Scientists at the University of Vienna have now measured the smallest known gravitational field. As reported in Nature, researchers have measured the gravitational pull of two gold spheres about 2 millimeters (0.079 inches) in diameter with a mass of around 90 milligrams (0.003 ounces). This phenomenal work has opened a new window in humanity’s understanding of gravity.
Newton's interpretation of gravity is still useful in a lot of places. Einstein’s work has pushed the envelope even further, and it has been proved correct in explaining this force in the most extreme environments – such as around black holes or merging neutron stars. But what physicists haven’t managed to do yet is combine gravity with quantum mechanics.
A possible answer to this could come from studying the gravity of very small things – but this is easier said than done. Previous experiments mostly focused on measuring the gravitational interactions between large masses, such as the Earth, and tiny masses. This is the first example of gravitational field measurement between two objects with very small masses.
“Looking for the gravitational field of small masses is quite interesting because we don’t actually know how and if the laws of gravitation actually hold for them,” co-author Hans Hepach told IFLScience.
The researchers explained that it is currently unknown if and where gravity behaves differently, although some theoretical work suggests that values around the Planck mass (22 micrograms, or the mass of a flea egg) should already show some deviation from the standard laws of gravity. This work is not probing such small masses yet, but the researchers light-heartedly point out that “you need to start somewhere.”
“If theories such as dark matter and dark energy have some truth to them, then at some level and at least at very short distances the regular laws [of gravity] as we know them, would have to be modified,” senior author Professor Markus Aspelmeyer told IFLScience.
This important milestone in studying gravity could not have been possible without an incredible experimental setup.
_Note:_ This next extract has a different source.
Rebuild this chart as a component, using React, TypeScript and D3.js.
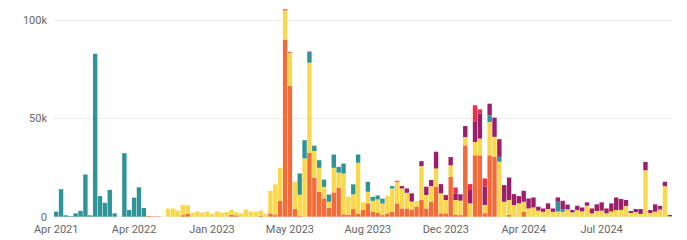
import React from "react";
import * as d3 from "d3";

// values in thousands, one entry per period (127 periods)
const orange = [
  0,0,0,0,0,0,0,0,0,0,
  0,0,0,0,0,0,0,0,0,0.4,
  0.2,0.2,0,0,0,0,0.8,1.6,0,0,
  0,0,0,0,0,0,1.1,0.7,0,0,
  0,0,0.6,0,1.7,0.8,8,90.2,66.6,3.9,
  0.5,0,32.5,19.8,12.7,9.3,4.6,12.4,14.7,1.2,
  1,3.9,1.5,3.4,6.8,2.5,2,0.8,1.7,2.5,
  6.8,4.2,4.2,3.5,5,8.5,4.2,7.6,15.3,1.7,
  1.7,20.3,0.9,0.8,36.4,0,31.3,31.3,1.8,31.3,
  30.5,0,0,0.9,0,0,2.5,0,0,0,
  0,0,0,0,0,0,0,0,0,0,
  0,0,0,0,0,0,0,0,0,0,
  0,0,0,0,0,0,0,
];
const yellow = [
  0,0,0,0,0,0,0,0,0,0,
  0,0,0,0,0,0,0,0,0,0,
  0,0,0,4.1,4.2,3.1,5.2,4.2,2.0,2.7,
  2.1,2.6,1.4,2.7,2.0,2.4,2.4,1.6,1.7,3.7,
  2.6,2.6,2.6,1.5,11.5,15.6,16.9,15.0,17.0,13.9,
  10.7,29.7,46,13.7,12.2,5.9,3,12.5,7.8,20.8,
  9.2,7.5,26,4,5.9,5.6,6.8,5.9,9,11.9,
  11,10.2,8,4.2,3,17.3,6.9,8,9.3,10.2,
  6.8,5.9,7.6,7.4,4.2,6.8,6.8,8.5,4.2,17,
  10.2,28,7.6,7.6,5.9,6.8,5.1,4.2,4.7,3.1,
  2.5,3.9,2.5,2.6,2.5,3.7,2.2,3.4,2.7,5.6,
  1.7,2.9,3.1,1.7,2.6,3.4,3.5,5.5,1.9,2.4,
  1.4,23.7,1.9,2.4,3.5,15.6,0.2,
];
const teal = [
  2.6,14,0.7,0.3,1.7,3,21.5,0.7,83,10.5,
  7.1,13.7,1.7,0,32.4,3.4,9.7,15,4.4,0,
  0,0,0,0,0,0,0,0,0,0,
  0,0,0,0,0,0,0,0,0,0,
  0,0,0,0,0,0,0,0,0,0,
  10.8,9.3,5.4,2.5,3.9,3.7,3.7,6.8,2.9,5.1,
  0,5.1,4.2,0,5.1,2,2,2.5,0,1.2,
  0,0,0,0,0,0,0,0,0,0,
  0,0,0,0,0,0,0,0,0,3.4,
  0,2.5,0,0,0,0,0,0,0,0,
  0,0,0,5,1.2,0,0,0,0,0,
  0,0,0,0,0,0,0,0,0,0,
  0,0,0,0.5,0.5,0,0,
];
const purple = [
  0,0,0,0,0,0,0,0,0,0,
  0,0,0,0,0,0,0,0,0,0,
  0,0,0,0,0,0,0,0,0,0,
  0,0,0,0,0,0,0,0,0,0,
  0,0,0,0,0,0,0,0,0,0,
  0,0,0,0,0,0,0,0,0,0,
  0,0,0,0,0,0,0,0,0,0,
  0,1.2,2.2,4.2,0,2.5,4.2,3.1,8.5,4.7,
  2.5,4.2,3.4,3.2,5.6,6.8,10.2,12.7,9.3,5.9,
  9.8,9,8.5,11.5,5.6,3.7,5.6,5.1,5.1,2,
  1.7,2.9,1.7,2.2,4.4,2.5,1.2,2.2,2,1.7,
  2.5,3.4,4.2,2.5,4.2,6.4,5.5,3,1,1.5,
  2.5,4.2,1.5,3.4,1.5,2.2,0.7,
];
const red = [
  0,0,0,0,0,0,0,0,0,0,
  0,0,0,0,0,0,0,0,0,0,
  0,0,0,0,0,0,0,0,0,0,
  0,0,0,0,0,0,0,0,0,0,
  0,0,0,0,0,0,0,0.5,0.4,0,
  0,0,0.3,0.2,0,0,0,0,0,0,
  0,0,0,0,0,0,0,0,0,0,
  0.5,0,0,0,0,0,0,0,0,0,
  0,0,3,0,0,3,8.5,2.2,4.2,0,
  0,0,0,0,0,0,0,0,0,0,
  0,0,0,0,0,0,0,0,0,0,
  0,0,0,0,0,0,0,0,0,0,
  0,0,0,0,0,0,0,
];

const seriesKeys = ["orange", "yellow", "teal", "purple", "red"];
const seriesColors = ["#f26b38", "#f8d84e", "#2f9498", "#9b1f6c", "#e9304f"];
const seriesValues = [orange, yellow, teal, purple, red];

const tickLabels = ["Apr 2021", "Apr 2022", "Jan 2023", "May 2023", "Aug 2023", "Dec 2023", "Apr 2024", "Jul 2024"];
const tickIndices = [0, 16, 32, 48, 64, 80, 96, 112];
const yTicks = [0, 50, 100];

export default function App() {
  const W = 687, H = 240;
  const periods = orange.map((_, i) => i);
  const rows = periods.map((i) => {
    const r: any = { i };
    seriesKeys.forEach((k, s) => (r[k] = seriesValues[s][i]));
    return r;
  });
  const stack = d3.stack().keys(seriesKeys)(rows);
  const x = d3.scaleBand<number>().domain(periods).range([54, 672]).paddingInner(0.1).paddingOuter(0);
  const y = d3.scaleLinear().domain([0, 100]).range([216.7, 20.5]);
  const font = "Roboto, 'Open Sans', sans-serif";
  return (
    <svg width={W} height={H} style={{ position: "absolute", left: 0, top: 0 }} fontFamily={font}>
      {yTicks.map((t) => (
        <g key={t}>
          <line x1={54} x2={672} y1={y(t)} y2={y(t)} stroke="#e6edef" strokeWidth={1} />
          <text x={47} y={y(t)} dy="0.35em" textAnchor="end" fontSize={11} fill="#666">
            {t === 0 ? "0" : `${t}k`}
          </text>
        </g>
      ))}
      {stack.map((layer, s) => (
        <g key={layer.key} fill={seriesColors[s]}>
          {layer.map((d: any, i: number) => {
            const h = y(d[0]) - y(d[1]);
            if (h <= 0) return null;
            return <rect key={i} x={x(i)} width={x.bandwidth()} y={y(d[1])} height={h} />;
          })}
        </g>
      ))}
      {tickIndices.map((ti, k) => (
        <text key={ti} x={(x(ti) as number) + x.bandwidth() / 2} y={233} textAnchor="middle" fontSize={11} fill="#666">
          {tickLabels[k]}
        </text>
      ))}
    </svg>
  );
}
Gravity is very very weak – we experience it as a strong force because the Earth is huge compared to us. However, in absolute terms, it is over a trillion trillion trillion times weaker than the electromagnetic force.
So measuring this tiny attraction between small things requires tackling many sources of experimental noise. These vary from electrostatic forces to seismic tremors, and even standing too close to the experiment had an effect. The researchers add that the effect of runners taking part in the Vienna marathon was also picked up by the experiment.
It was difficult to overcome these challenges, but the team is already taking new ones on board.
“We are already working on our next measurement, where we will reduce the mass by a factor of one thousand” co-author Jeremias Pfaff explained to IFLScience.
This will require understanding even better how environmental influences affect the experimental setup so that the effects of gravity can be accurately isolated.